- Available data
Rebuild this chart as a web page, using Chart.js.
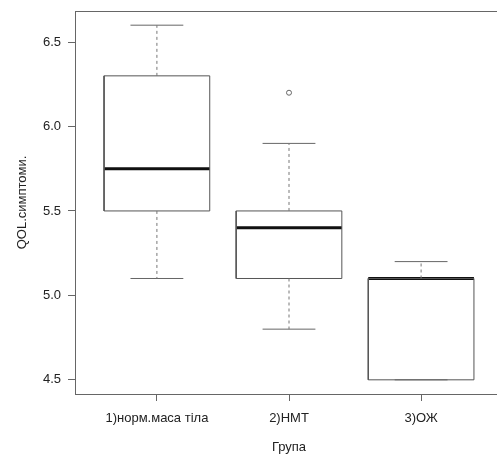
<!DOCTYPE html>
<html lang="uk">
<head>
    <meta charset="UTF-8">
    <title>QOL.симптоми. за групами</title>
    <style>
        html, body { margin: 0; padding: 0; background: #fff; overflow: hidden; }
        canvas { display: block; }
    </style>
</head>
<body>
    <!-- полотно трохи ширше за вікно: права рамка виходить за край -->
    <canvas id="chart" width="510" height="455"></canvas>

    <script src="https://cdn.jsdelivr.net/npm/chart.js"></script>
    <script>
        // Групи та п'ятичислові підсумки
        const groups = ['1)норм.маса тіла', '2)НМТ', '3)ОЖ'];
        const whiskerLow = [5.1, 4.8, 4.5];
        const q1 = [5.5, 5.1, 4.5];
        const median = [5.75, 5.4, 5.1];
        const q3 = [6.3, 5.5, 5.1];
        const whiskerHigh = [6.6, 5.9, 5.2];
        const outliers = [[], [6.2], []];
        const yTicks = [4.5, 5.0, 5.5, 6.0, 6.5];

        const BOX_HALF = 0.4;
        const CAP_HALF = 0.2;
        const gap = (x) => ({ x: x, y: null });

        const boxPts = [], medPts = [], whiskPts = [], capPts = [], outPts = [];
        groups.forEach((g, i) => {
            const x = i + 1;
            boxPts.push({ x: x - BOX_HALF, y: q1[i] }, { x: x + BOX_HALF, y: q1[i] },
                        { x: x + BOX_HALF, y: q3[i] }, { x: x - BOX_HALF, y: q3[i] },
                        { x: x - BOX_HALF, y: q1[i] }, gap(x));
            medPts.push({ x: x - BOX_HALF, y: median[i] }, { x: x + BOX_HALF, y: median[i] }, gap(x));
            whiskPts.push({ x: x, y: q3[i] }, { x: x, y: whiskerHigh[i] }, gap(x),
                          { x: x, y: q1[i] }, { x: x, y: whiskerLow[i] }, gap(x));
            capPts.push({ x: x - CAP_HALF, y: whiskerHigh[i] }, { x: x + CAP_HALF, y: whiskerHigh[i] }, gap(x),
                        { x: x - CAP_HALF, y: whiskerLow[i] }, { x: x + CAP_HALF, y: whiskerLow[i] }, gap(x));
            outliers[i].forEach(v => outPts.push({ x: x, y: v }));
        });

        // межі осей як у R: діапазон даних + 4%
        const allVals = whiskerLow.concat(whiskerHigh, outliers.flat());
        const yLo = Math.min(...allVals), yHi = Math.max(...allVals);
        const yPad = (yHi - yLo) * 0.04;
        const xPad = groups.length * 0.04;

        const lineSet = (data, color, width, dash) => ({
            data: data,
            showLine: true,
            spanGaps: false,
            borderColor: color,
            borderWidth: width,
            borderDash: dash || [],
            pointRadius: 0,
            fill: false
        });

        // верхня і права лінії рамки
        const framePlugin = {
            id: 'frame',
            afterDraw(chart) {
                const { ctx, chartArea: a } = chart;
                ctx.save();
                ctx.strokeStyle = '#666';
                ctx.lineWidth = 1;
                ctx.beginPath();
                ctx.moveTo(a.left, a.top + 0.5);
                ctx.lineTo(a.right, a.top + 0.5);
                ctx.lineTo(a.right, a.bottom);
                ctx.stroke();
                ctx.restore();
            }
        };

        const font = { family: "'Liberation Sans', Arial, sans-serif", size: 13 };

        new Chart(document.getElementById('chart'), {
            type: 'scatter',
            data: {
                datasets: [
                    lineSet(whiskPts, '#777', 1, [3, 3]),
                    lineSet(capPts, '#666', 1),
                    lineSet(boxPts, '#555', 1),
                    lineSet(medPts, '#111', 3),
                    {
                        data: outPts,
                        showLine: false,
                        pointStyle: 'circle',
                        pointRadius: 2.5,
                        pointBorderColor: '#666',
                        pointBackgroundColor: '#fff',
                        pointBorderWidth: 1
                    }
                ]
            },
            options: {
                responsive: false,
                animation: false,
                layout: { padding: { left: 0, top: 11, right: 7, bottom: 0 } },
                plugins: {
                    legend: { display: false },
                    tooltip: { enabled: false }
                },
                scales: {
                    x: {
                        type: 'linear',
                        min: 1 - 0.5 - xPad,
                        max: groups.length + 0.5 + xPad,
                        afterBuildTicks: (s) => { s.ticks = groups.map((g, i) => ({ value: i + 1 })); },
                        afterFit: (s) => { s.height = 61; s.paddingLeft = 0; s.paddingRight = 0; },
                        ticks: {
                            autoSkip: false,
                            maxRotation: 0,
                            padding: 10,
                            color: '#222',
                            font: font,
                            callback: (v) => groups[v - 1]
                        },
                        grid: { drawOnChartArea: false, drawTicks: true, tickLength: 7, color: '#666' },
                        border: { display: true, color: '#666' },
                        title: { display: true, text: 'Група', color: '#222', font: font, padding: { top: 0, bottom: 0 } }
                    },
                    y: {
                        min: yLo - yPad,
                        max: yHi + yPad,
                        afterBuildTicks: (s) => { s.ticks = yTicks.map(v => ({ value: v })); },
                        afterFit: (s) => { s.width = 75; s.paddingTop = 0; s.paddingBottom = 0; },
                        ticks: {
                            padding: 7,
                            color: '#222',
                            font: font,
                            callback: (v) => v.toFixed(1)
                        },
                        grid: { drawOnChartArea: false, drawTicks: true, tickLength: 7, color: '#666' },
                        border: { display: true, color: '#666' },
                        title: { display: true, text: 'QOL.симптоми.', color: '#222', font: font, padding: { top: 15, bottom: 15 } }
                    }
                }
            },
            plugins: [framePlugin]
        });
    </script>
</body>
</html>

- Goal
Return only the lines running from the top of the data to the line that holds "const yTicks = [4.5, 5.0, 5.5, 6.0, 6.5];". Include both of those lines, but skip the pictures.

- Finished answer
Rebuild this chart as a web page, using Chart.js.
<!DOCTYPE html>
<html lang="uk">
<head>
    <meta charset="UTF-8">
    <title>QOL.симптоми. за групами</title>
    <style>
        html, body { margin: 0; padding: 0; background: #fff; overflow: hidden; }
        canvas { display: block; }
    </style>
</head>
<body>
    <!-- полотно трохи ширше за вікно: права рамка виходить за край -->
    <canvas id="chart" width="510" height="455"></canvas>

    <script src="https://cdn.jsdelivr.net/npm/chart.js"></script>
    <script>
        // Групи та п'ятичислові підсумки
        const groups = ['1)норм.маса тіла', '2)НМТ', '3)ОЖ'];
        const whiskerLow = [5.1, 4.8, 4.5];
        const q1 = [5.5, 5.1, 4.5];
        const median = [5.75, 5.4, 5.1];
        const q3 = [6.3, 5.5, 5.1];
        const whiskerHigh = [6.6, 5.9, 5.2];
        const outliers = [[], [6.2], []];
        const yTicks = [4.5, 5.0, 5.5, 6.0, 6.5];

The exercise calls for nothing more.